At what point do you stop rewriting your draft? Does it ever become perfect? Will I ever be completely satisfied with it? Probably not. My take on things is that there is always room for improvement, which is why I have no problem acceptiing criticism. I just can’t tell when I need to stop changing things and when I need to rewrite my draft. I guess that’s why Wordy Word is so good for the artistic soul. It will be good to get feedback from the audience. As great as it is to get criticism from the crowd, I’m not sure when I will stop criticising myself.
So, I’ve committed to reading my monologue at Bindlestiff Studio’s Wordy Word on March 30th. Wordy Word is a bi-weekly free event that Bindlestiff puts on for artists to try out what they’ve written. It could be anything from a play to a poem to a joke to a song, anything! The audience can give you feedback and tell you what they liked and what they didn’t like so that you can get a sense of what’s working and what’s not. I really didn’t want to reveal my piece until the show in October but I guess it wouldn’t hurt to get some feedback so that I can figure out what direction I’m going.
So many movies I’ve seen, stories I’ve heard, shows I’ve attended–they usually have some form of a happy ending for either the protagonist, a supporting character, and sometimes maybe even the antagonist. I chose to write a happy ending monologue that was based on a story with a NOT-so-happy ending. But after getting feedback about my piece from Sunday’s 6 hour meeting, I’m thinking I might have to take out exactly what I didn’t want to take out: the happy ending! That would mean tracing along the lines of the goddamn truth.
Robert McKee, the author of “Story,” said that “Story is metaphor for life.” He goes on to say,
Writers of portraiture must realize that facts are neutral. The weakest possible excuse to include anything in a story is: “But it actually happened.” Everything happens; everything imaginable happens. Indeed, the unimaginable happens. But story is not life in actuality. Mere occurrence brings us nowhere near the truth. What happens is fact, not truth. Truth is what we think about what happens.
I guess I need to step far enough away from the character so that it doesn’t stay too close to the truth. Otherwise, it will be difficult to make up the story. It’s hard to bend the truth and keep up with the lies but that’s pretty much what a story is.
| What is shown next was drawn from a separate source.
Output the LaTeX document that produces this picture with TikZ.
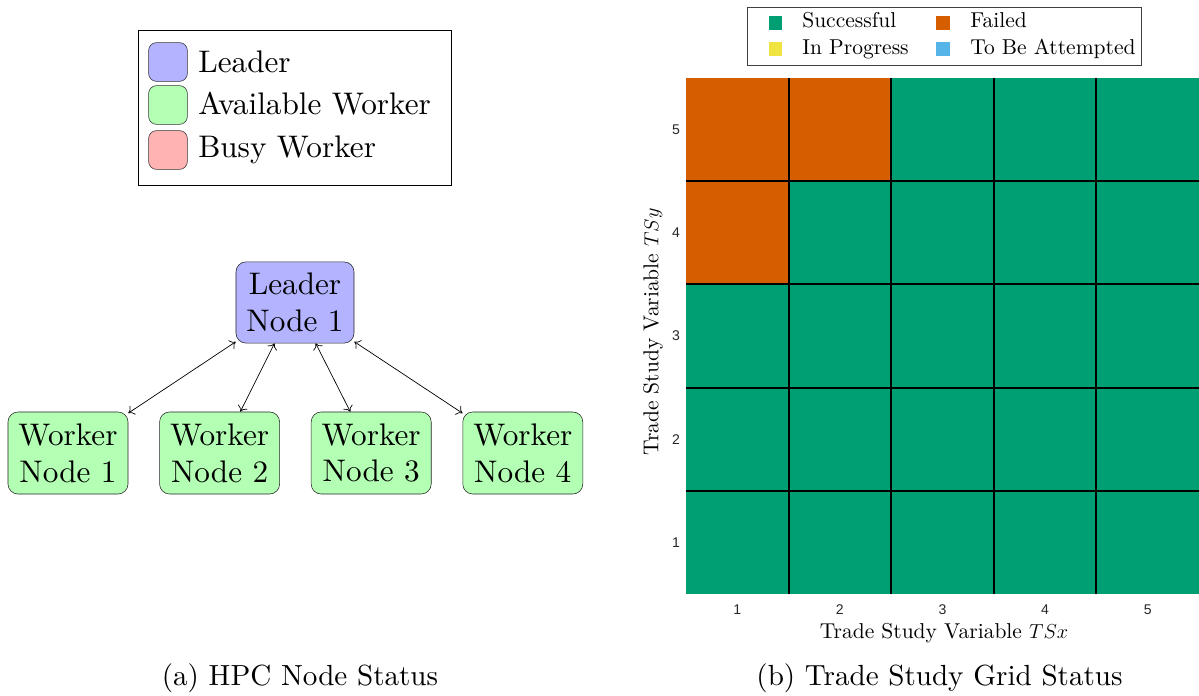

And working under pressure doesn’t always produce the best work neither. Not to mention, I’ve got stage fright. I’ve got it bad. I don’t like being the center of attention. It’s scary because you’re afraid you’ll drop a line & forget everything you’ve been working so hard on for the last few months, embarrassing yourself onstage. I get this feeling even when it’s my turn to introduce myself in a class. My heart beats like a ticking time bomb and there’s nothing I can do to calm it down. However, once I get onstage, it’s smooth sailing. My mind switches to committing myself fully into doing my best. I cannot wait to get offstage but while I’m up there, I might as well get comfortable. When it’s over, I’ll realize I was worried for nothing. I admit to having had some alcohol a couple of times before a show to calm myself. Not that I’m not professional, just that I knew I could because it was standup comedy and it would have only added to my set.
All right well, I’ve got 3 weeks to fine tune this baby. I bought myself a voice recorder and placed it in the car because it’s always when I’m driving that I randomly come up with great ideas. I figured it was safer than texting the memo in my phone. Let the creativity begin.